The rotation expressed by the ortho-normalized matrix from the previous step becomes the initial approximation. Newton's method for a multi-variate system involves finding the partial derivative of each expression whose root is sought with respect to each variable. In our case there are three variables and three equations, and consequently nine such derivatives. The nine derivatives, each a closed form expression of the rotation variables, are the coefficients of a 3 by 3 covariance matrix that characterizes the first order changes in the expressions whose roots are sought with the parameters. The next Newton's method approximation is found by multiplying the inverse of this matrix by the value of the root expressions, and subtracting the resulting values (which will be 0 at the root) from the parameter values of the previous approximation.

Four or five iterations usually brings the parameters to within our floating point accuracy of the correct values. Occasionally, when the errors in the determined feature locations are high, the process does not converge. The program detects this by noting the change in the original error expression from iteration to iteration. In case of non-convergence, the program picks a random rotation as a new starting point, and tries again. It is willing to try up to several hundred times. The rotation with the smallest error expression ever encountered during such a search (including the initial approximation) is returned as the answer.
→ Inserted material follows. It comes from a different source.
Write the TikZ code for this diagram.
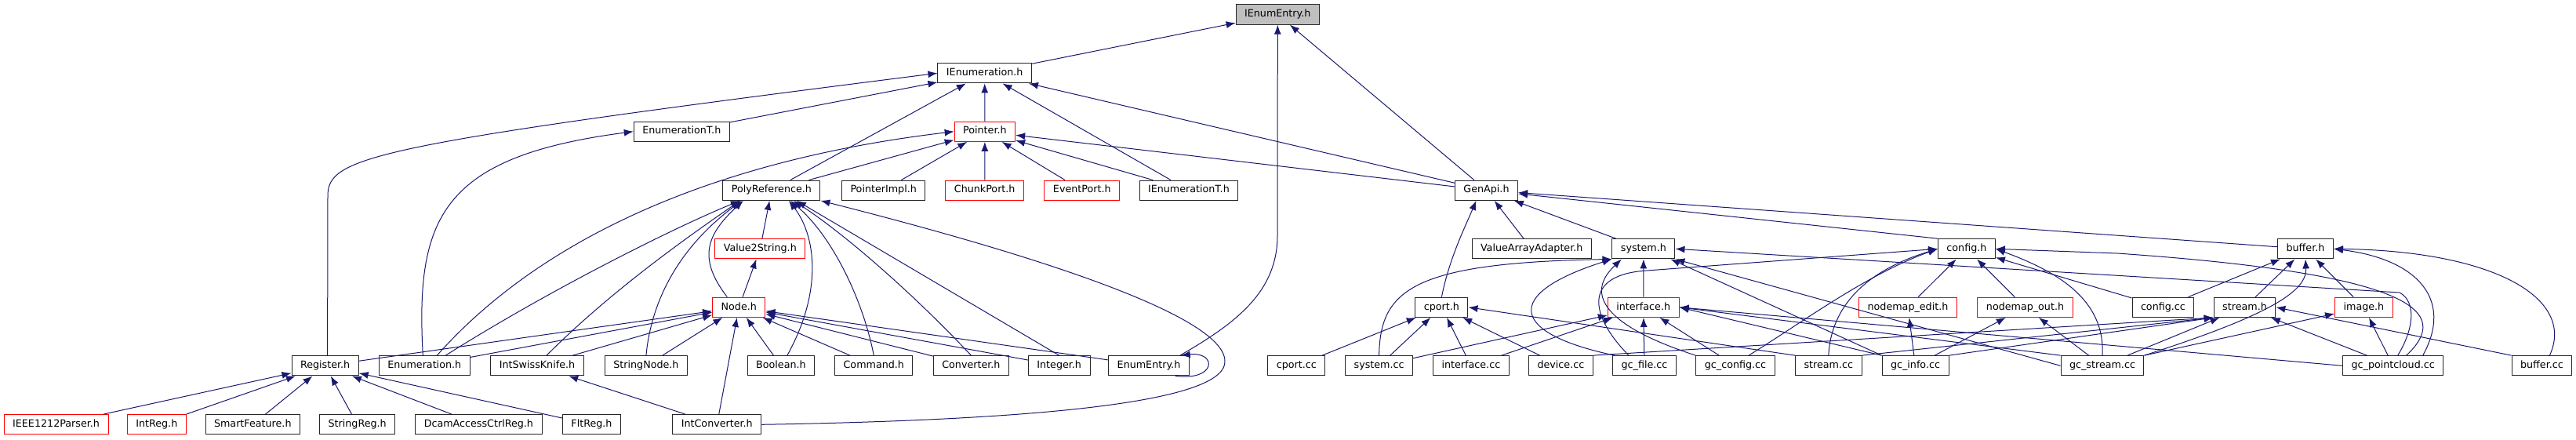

Since the summations over the co-ordinate cross-products are done once and for all at the begining of the transformation determination, each iteration, involving evaluation of about a dozen moderately large expressions and a 3 by 3 matrix inversion, is relatively fast. The whole solving process, even in cases of pathological non-convergence, takes one or two seconds of computer time.

Appendix 7 presents the mathematics of the transform finder in greater detail.